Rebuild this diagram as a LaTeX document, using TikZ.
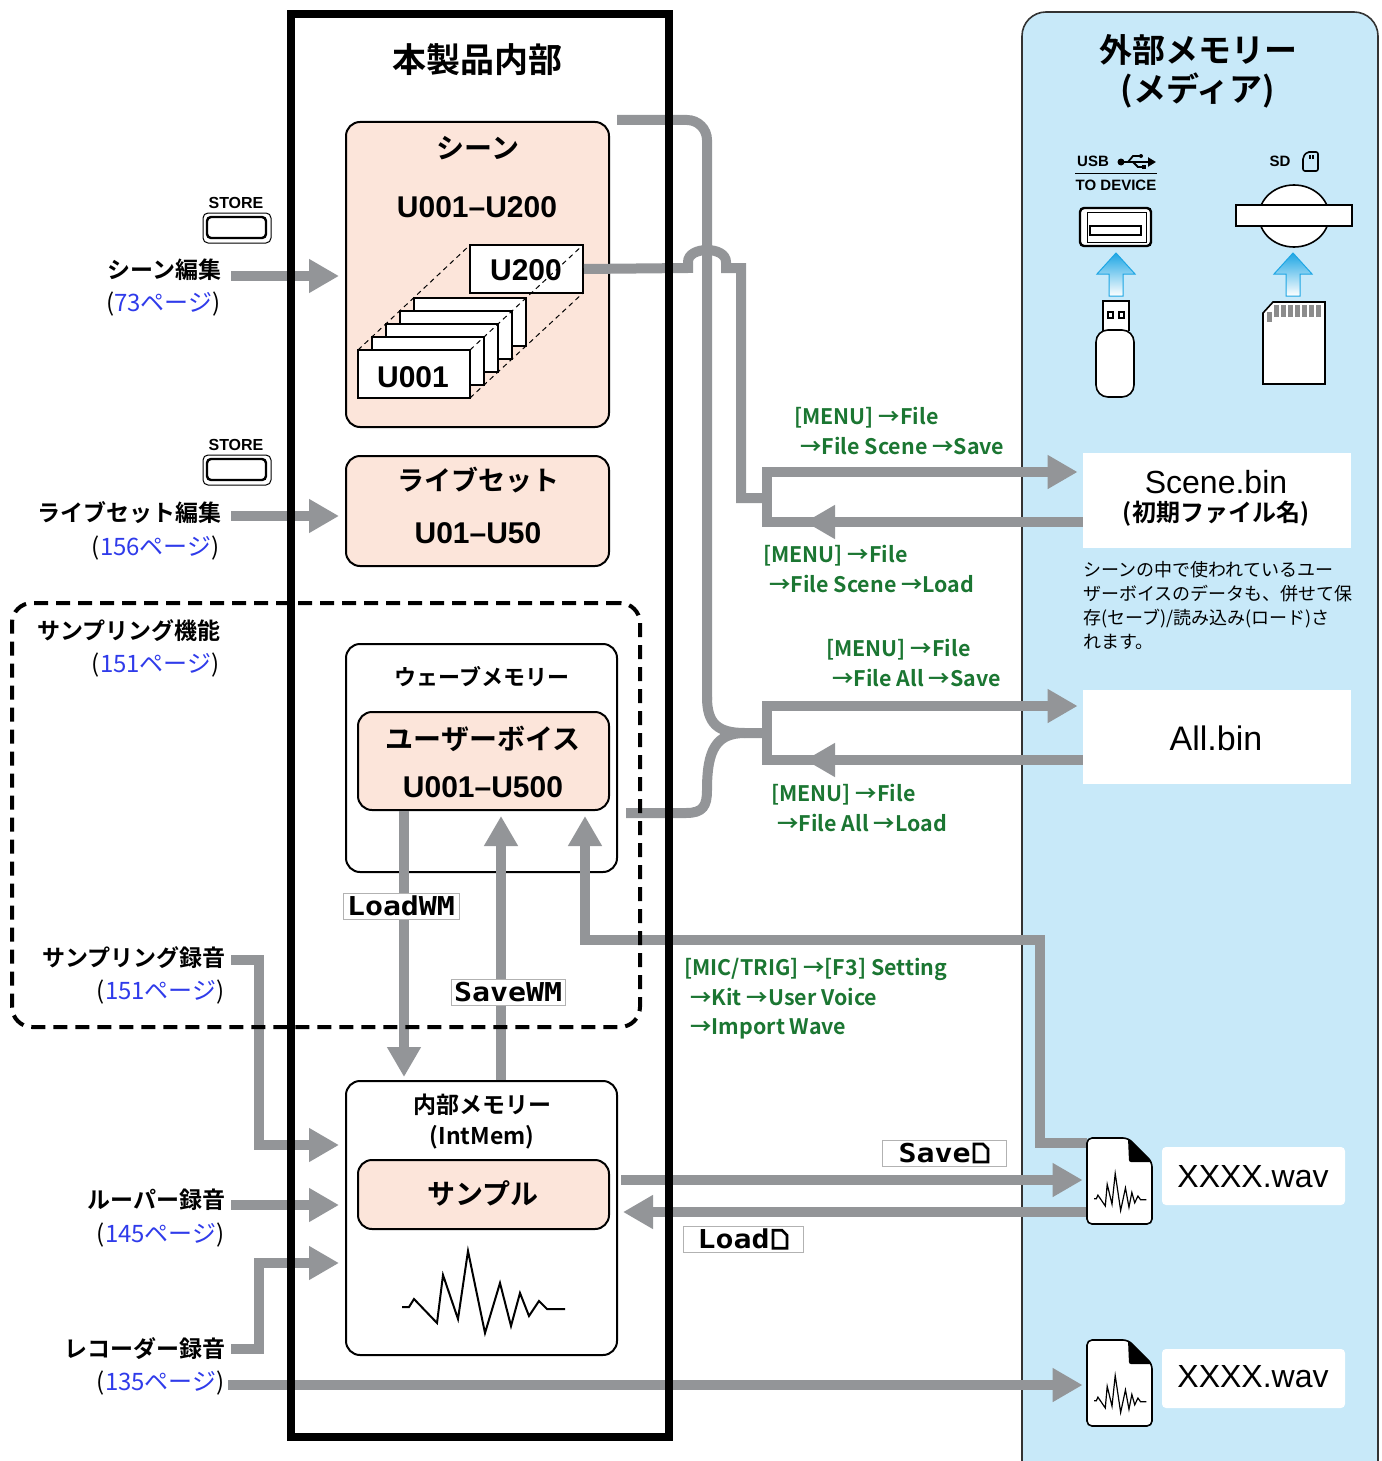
\documentclass[tikz,border=0pt]{standalone}
\usepackage{fontspec}
\setmainfont{Noto Sans CJK JP}[BoldFont={* Bold}]
\newfontfamily\helv{Liberation Sans}
\newfontfamily\lcd{DejaVu Sans Mono}[FakeStretch=1.15]
\usetikzlibrary{arrows.meta,positioning,fit}

\definecolor{linegray}{HTML}{939598}
\definecolor{boxpink}{HTML}{FCE5DA}
\definecolor{panelblue}{HTML}{C8E9F9}
\definecolor{menugreen}{HTML}{1B7632}
\definecolor{pageblue}{HTML}{2F3BEA}
\definecolor{usbcyan}{HTML}{1EA6E4}

% page reference: number in blue, brackets in black
\newcommand{\seepage}[1]{(\textcolor{pageblue}{#1ページ})}
% little file symbol of the LCD
\newcommand{\fileglyph}{\hspace{1pt}\tikz[baseline=0pt]\draw[line width=1.3pt] (0pt,0pt) -- (0pt,9pt) -- (4.5pt,9pt) -- (7pt,6.5pt) -- (7pt,0pt) -- cycle;}

\tikzset{
  conn/.style={draw=linegray, line width=5pt},
  flow/.style={conn, -{Triangle[length=15pt,width=16pt]}},
  pinkbox/.style={draw, fill=boxpink, line width=1pt, rounded corners=7pt, inner sep=0pt},
  plainbox/.style={draw, fill=white, line width=1pt, rounded corners=7pt, inner sep=0pt},
  filebox/.style={fill=white, inner sep=0pt},
  card/.style={draw, fill=white, line width=1pt, inner sep=0pt},
  guide/.style={dash pattern=on 2.5pt off 2pt, line width=0.5pt},
  boxtitle/.style={font=\bfseries\fontsize{14}{16}\selectfont},
  idtext/.style={font=\helv\bfseries\fontsize{15}{17}\selectfont},
  menu/.style={anchor=west, align=left, inner sep=0pt, text=menugreen, font=\bfseries\fontsize{10.7}{14.75}\selectfont},
  lbl/.style={anchor=east, inner sep=0pt, font=\bfseries\fontsize{11.5}{14}\selectfont},
  pgref/.style={anchor=east, inner sep=0pt, font=\fontsize{12}{14}\selectfont},
  lcdtag/.style={draw=black!30, fill=white, inner sep=0pt, minimum height=13pt, font=\lcd\bfseries\fontsize{13}{13}\selectfont},
  wavetrace/.pic={
    \draw (-81,15) -- (-74,15) -- (-69,7) -- (-46,31) -- (-40,-17) -- (-25,27) -- (-15,-41) -- (2,41) -- (17,-9) -- (28,34) -- (37,1) -- (46,24) -- (56,9) -- (64,17) -- (82,17);
  },
  wavfile/.pic={
    \draw[fill=white, line width=0.8pt, rounded corners=2.5pt] (0,0) -- (41,0) -- (65,24) -- (65,86) -- (0,86) -- cycle;
    \fill[rounded corners=1pt] (41,0) -- (65,24) -- (42,24) -- cycle;
    \pic[xscale=0.32, yscale=0.45, line width=0.6pt] at (33,54) {wavetrace};
  },
  upcue/.pic={
    \shadedraw[top color=usbcyan, middle color=usbcyan!60, bottom color=white, draw=usbcyan, line width=0.5pt]
      (0,0) -- (19,21) -- (7,21) -- (7,43) -- (-7,43) -- (-7,21) -- (-19,21) -- cycle;
  }
}

\begin{document}
\begin{tikzpicture}[x=0.5pt, y=-0.5pt]
  \useasboundingbox (0,0) rectangle (1381,1461);

  % external media panel
  \draw[fill=panelblue, draw=black!80, line width=0.8pt, rounded corners=12pt] (1022,1520) -- (1022,12) -- (1378,12) -- (1378,1520);
  \node[font=\bfseries\fontsize{16.5}{19}\selectfont] (medtitle) at (1198,50) {外部メモリー};
  \node[font=\bfseries\fontsize{16.5}{19}\selectfont] (medsub) at (1198,90) {(メディア)};

  % USB port
  \node[font=\helv\bfseries\fontsize{7.5}{9}\selectfont] (usbtxt) at (1093,161) {USB};
  \fill (1121,162) circle [radius=3.5];
  \draw[line width=1pt, -{Triangle[length=4pt,width=4.5pt]}] (1121,162) -- (1156,162);
  \draw[line width=0.9pt] (1128,162) -- (1133,156) -- (1140,156);
  \fill (1141,156) circle [radius=2];
  \draw[line width=0.9pt] (1133,162) -- (1138,167) -- (1143,167);
  \fill (1142,165) rectangle (1146,169);
  \draw[line width=0.5pt] (1075,173) -- (1157,173);
  \node[font=\helv\bfseries\fontsize{7.5}{9}\selectfont] (todev) at (1116,185) {TO DEVICE};
  \draw[line width=1.2pt, fill=white, rounded corners=2pt] (1080,208) rectangle (1151,246);
  \draw[line width=0.5pt] (1087,212) rectangle (1146,242);
  \draw[line width=1.2pt] (1090,226) rectangle (1141,235);
  \pic at (1116,253) {upcue};
  % USB stick
  \draw[line width=0.8pt, fill=white] (1103,331) -- (1103,301) -- (1129,301) -- (1129,331);
  \draw[line width=0.8pt] (1108,312) rectangle (1113,318) (1119,312) rectangle (1124,318);
  \draw[line width=0.8pt, fill=white, rounded corners=6pt] (1096,330) -- (1096,397) -- (1134,397) -- (1134,330) -- cycle;

  % SD slot
  \node[font=\helv\bfseries\fontsize{7.5}{9}\selectfont] (sdtxt) at (1280,161) {SD};
  \draw[line width=0.8pt, rounded corners=1pt] (1303,157) -- (1307,152) -- (1318,152) -- (1318,171) -- (1303,171) -- cycle;
  \draw[line width=0.6pt] (1310,155) -- (1310,159) (1313,155) -- (1313,159);
  \draw[line width=0.8pt, fill=white] (1294,216) ellipse [x radius=35, y radius=31];
  \draw[line width=1pt, fill=white] (1236,205) rectangle (1352,226);
  \pic at (1293,253) {upcue};
  % SD card
  \draw[line width=0.8pt, fill=white] (1263,313) -- (1273,302) -- (1325,302) -- (1325,384) -- (1263,384) -- cycle;
  \foreach \i in {0,...,6}
    \fill[black!45] (1274+7*\i,305) rectangle ++(5,12);
  \fill[black!45] (1267,312) rectangle (1272,322);

  % files on the media
  \node[filebox, fit={(1083,453) (1351,548)}] (scenebin) {};
  \node[font=\helv\fontsize{16}{18}\selectfont] (scenename) at (1216,482) {Scene.bin};
  \node[font=\bfseries\fontsize{12}{14}\selectfont] (scenedef) at (1216,514) {(初期ファイル名)};
  \node[anchor=north west, align=left, inner sep=0pt, font=\fontsize{9}{12}\selectfont] (note) at (1083,561)
    {シーンの中で使われているユー\\ザーボイスのデータも、併せて保\\存(セーブ)/読み込み(ロード)さ\\れます。};
  \node[filebox, fit={(1083,690) (1351,784)}] (allbin) {};
  \node[font=\helv\fontsize{17}{19}\selectfont] (allname) at (1216,738) {All.bin};
  \node[filebox, rounded corners=2pt, fit={(1162,1147) (1345,1205)}] (wavnameA) {};
  \node[font=\helv\fontsize{16}{18}\selectfont] at (1253,1177) {XXXX.wav};
  \node[filebox, rounded corners=2pt, fit={(1162,1349) (1345,1408)}] (wavnameB) {};
  \node[font=\helv\fontsize{16}{18}\selectfont] at (1253,1377) {XXXX.wav};
  \node[inner sep=0pt, fit={(1087,1138) (1152,1224)}] (wavA) {};
  \node[inner sep=0pt, fit={(1087,1340) (1152,1425)}] (wavB) {};

  % scenes
  \node[pinkbox, fit={(346,122) (609,427)}] (scene) {};
  \node[boxtitle] (scenetitle) at (478,148) {シーン};
  \node[idtext] (scenerange) at (477,207) {U001–U200};
  \draw[guide] (358,350) -- (470,245) (470,398) -- (583,293);
  \node[card, fit={(470,245) (583,293)}] (u200) {};
  \node[idtext] at (526,270) {U200};
  \foreach \k in {4,3,2,1}
    \node[card, fit={(358+14*\k,350-13*\k) (470+14*\k,398-13*\k)}] (card\k) {};
  \node[card, fit={(358,350) (470,398)}] (u001) {};
  \node[idtext] at (413,377) {U001};
  \draw[guide] (470,350) -- (583,245);

  % live sets
  \node[pinkbox, fit={(346,456) (609,566)}] (liveset) {};
  \node[font=\bfseries\fontsize{13.5}{16}\selectfont] (livetitle) at (478,480) {ライブセット};
  \node[idtext] (liverange) at (478,533) {U01–U50};

  % wave memory
  \node[plainbox, fit={(346,644) (617,872)}] (wavemem) {};
  \node[font=\bfseries\fontsize{11}{13}\selectfont] (wavetitle) at (482,677) {ウェーブメモリー};
  \node[pinkbox, fit={(358,712) (609,810)}] (uservoice) {};
  \node[boxtitle] (uvtitle) at (483,739) {ユーザーボイス};
  \node[idtext] (uvrange) at (483,787) {U001–U500};

  % internal memory
  \node[plainbox, fit={(346,1081) (617,1355)}] (intmem) {};
  \node[font=\bfseries\fontsize{11.5}{13}\selectfont] (inttitle) at (482,1105) {内部メモリー};
  \node[font=\bfseries\fontsize{11.5}{13}\selectfont] (intsub) at (482,1137) {(IntMem)};
  \node[pinkbox, fit={(358,1160) (609,1229)}] (sample) {};
  \node[boxtitle] (smptitle) at (483,1193) {サンプル};
  \pic[line width=1pt] at (483,1292) {wavetrace};

  % left hand labels
  \node[lbl] (sceneedit) at (222,270) {シーン編集};
  \node[pgref] (sceneref) at (221,304) {\seepage{73}};
  \node[lbl] (liveedit) at (222,513) {ライブセット編集};
  \node[pgref] (liveref) at (220,548) {\seepage{156}};
  \node[lbl] (smpfunc) at (221,631) {サンプリング機能};
  \node[pgref] (smpref) at (220,665) {\seepage{151}};
  \node[lbl] (smprec) at (226,958) {サンプリング録音};
  \node[pgref] (smprecref) at (225,992) {\seepage{151}};
  \node[lbl] (looprec) at (226,1200) {ルーパー録音};
  \node[pgref] (loopref) at (225,1235) {\seepage{145}};
  \node[lbl] (recrec) at (226,1349) {レコーダー録音};
  \node[pgref] (recref) at (225,1383) {\seepage{135}};

  % STORE buttons
  \node[font=\helv\bfseries\fontsize{8}{9}\selectfont] (storeA) at (236,203) {STORE};
  \draw[line width=0.5pt, rounded corners=2.5pt] (203,213) rectangle (271,243);
  \draw[line width=1.2pt, rounded corners=2pt] (207,217) rectangle (266,238);
  \node[font=\helv\bfseries\fontsize{8}{9}\selectfont] (storeB) at (236,445) {STORE};
  \draw[line width=0.5pt, rounded corners=2.5pt] (203,455) rectangle (271,485);
  \draw[line width=1.2pt, rounded corners=2pt] (207,459) rectangle (266,480);

  % menu paths
  \node[menu] (scenesave) at (794,431) {[MENU] →File\\\hspace*{3pt}→File Scene →Save};
  \node[menu] (sceneload) at (763,569) {[MENU] →File\\\hspace*{3pt}→File Scene →Load};
  \node[menu] (allsave) at (826,663) {[MENU] →File\\\hspace*{3pt}→File All →Save};
  \node[menu] (allload) at (771,808) {[MENU] →File\\\hspace*{3pt}→File All →Load};
  \node[menu] (importwv) at (684,999) {[MIC/TRIG] →[F3] Setting\\\hspace*{3pt}→Kit →User Voice\\\hspace*{3pt}→Import Wave};

  % data flow
  \draw[flow, shorten >=3pt] ([xshift=4.5pt,yshift=-3pt]sceneedit.east) -- (scene.west |- 0,276);
  \draw[flow, shorten >=3pt] ([xshift=4.5pt,yshift=-1.5pt]liveedit.east) -- (liveset.west |- 0,516);
  \draw[flow, shorten >=3pt] ([xshift=2.5pt,yshift=-1pt]smprec.east) -- (259,960) -- (259,1145) -- (intmem.west |- 0,1145);
  \draw[flow, shorten >=3pt] ([xshift=2.5pt,yshift=-2.5pt]looprec.east) -- (intmem.west |- 0,1205);
  \draw[flow, shorten >=3pt] ([xshift=2.5pt]recrec.east) -- (259,1349) -- (259,1263) -- (intmem.west |- 0,1263);
  \draw[flow, shorten >=2pt] ([xshift=1.5pt,yshift=-1pt]recref.east) -- (wavB.west |- 0,1385);

  \draw[conn] (u200.east) -- (688,268) -- (688,262) .. controls (688,246) and (726,246) .. (726,262) -- (726,268) -- (741,268) -- (741,498) -- (767,498);
  \draw[conn, rounded corners=10pt] (617,120) -- (707,120) -- (707,700);
  \draw[conn] (707,697) .. controls (707,724) and (718,733) .. (745,733) -- (767,733);
  \draw[conn] ([xshift=4pt]wavemem.east |- 0,813) -- (686,813) .. controls (703,813) and (707,806) .. (707,790) .. controls (707,750) and (716,733) .. (745,733);
  \draw[flow, shorten >=2.5pt] (scenebin.west |- 0,522) -- (767,522) -- (767,472) -- (scenebin.west |- 0,472);
  \draw[flow] (scenebin.west |- 0,522) -- (805,522);
  \draw[flow, shorten >=2.5pt] (allbin.west |- 0,760) -- (767,760) -- (767,706) -- (allbin.west |- 0,706);
  \draw[flow] (allbin.west |- 0,760) -- (805,760);

  \draw[flow] (uservoice.south -| 404,0) -- ([yshift=1.5pt]intmem.north -| 404,0);
  \draw[flow] (intmem.north -| 501,0) -- ([yshift=-2.5pt]uservoice.south -| 501,0);
  \draw[flow] (wavA.west |- 0,1143) -- (1040,1143) -- (1040,940) -- (585,940) -- ([yshift=-2.5pt]uservoice.south -| 585,0);
  \draw[flow, shorten >=2pt] ([xshift=1.5pt]intmem.east |- 0,1180) -- (wavA.west |- 0,1180);
  \draw[flow, shorten >=2.5pt] (wavA.west |- 0,1212) -- (intmem.east |- 0,1212);

  % wave files
  \pic at (1087,1138) {wavfile};
  \pic at (1087,1340) {wavfile};

  % device frame and sampling area
  \node[draw, line width=4pt, inner sep=0pt, fit={(291,14) (669,1437)}] (device) {};
  \node[font=\bfseries\fontsize{17}{20}\selectfont] (devtitle) at (477,60) {本製品内部};
  \node[draw, line width=2pt, dash pattern=on 7pt off 4pt, rounded corners=10pt, inner sep=0pt, fit={(12,603) (640,1027)}] (smparea) {};

  % LCD tags
  \node[lcdtag, minimum width=58pt] (loadwm) at (401,906) {LoadWM};
  \node[lcdtag, minimum width=57pt] (savewm) at (508,992) {SaveWM};
  \node[lcdtag, minimum width=62pt] (savefile) at (944,1153) {Save\fileglyph};
  \node[lcdtag, minimum width=60pt] (loadfile) at (743,1239) {Load\fileglyph};
\end{tikzpicture}
\end{document}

------------------------

WHAT THE EXERCISE ASKS -> Up to and including the line with "(0pt,0pt) -- (0pt,9pt)", copy the data above from its first line. Skip pictures.

COMPLETE OUTPUT ->
Rebuild this diagram as a LaTeX document, using TikZ.
\documentclass[tikz,border=0pt]{standalone}
\usepackage{fontspec}
\setmainfont{Noto Sans CJK JP}[BoldFont={* Bold}]
\newfontfamily\helv{Liberation Sans}
\newfontfamily\lcd{DejaVu Sans Mono}[FakeStretch=1.15]
\usetikzlibrary{arrows.meta,positioning,fit}

\definecolor{linegray}{HTML}{939598}
\definecolor{boxpink}{HTML}{FCE5DA}
\definecolor{panelblue}{HTML}{C8E9F9}
\definecolor{menugreen}{HTML}{1B7632}
\definecolor{pageblue}{HTML}{2F3BEA}
\definecolor{usbcyan}{HTML}{1EA6E4}

% page reference: number in blue, brackets in black
\newcommand{\seepage}[1]{(\textcolor{pageblue}{#1ページ})}
% little file symbol of the LCD
\newcommand{\fileglyph}{\hspace{1pt}\tikz[baseline=0pt]\draw[line width=1.3pt] (0pt,0pt) -- (0pt,9pt) -- (4.5pt,9pt) -- (7pt,6.5pt) -- (7pt,0pt) -- cycle;}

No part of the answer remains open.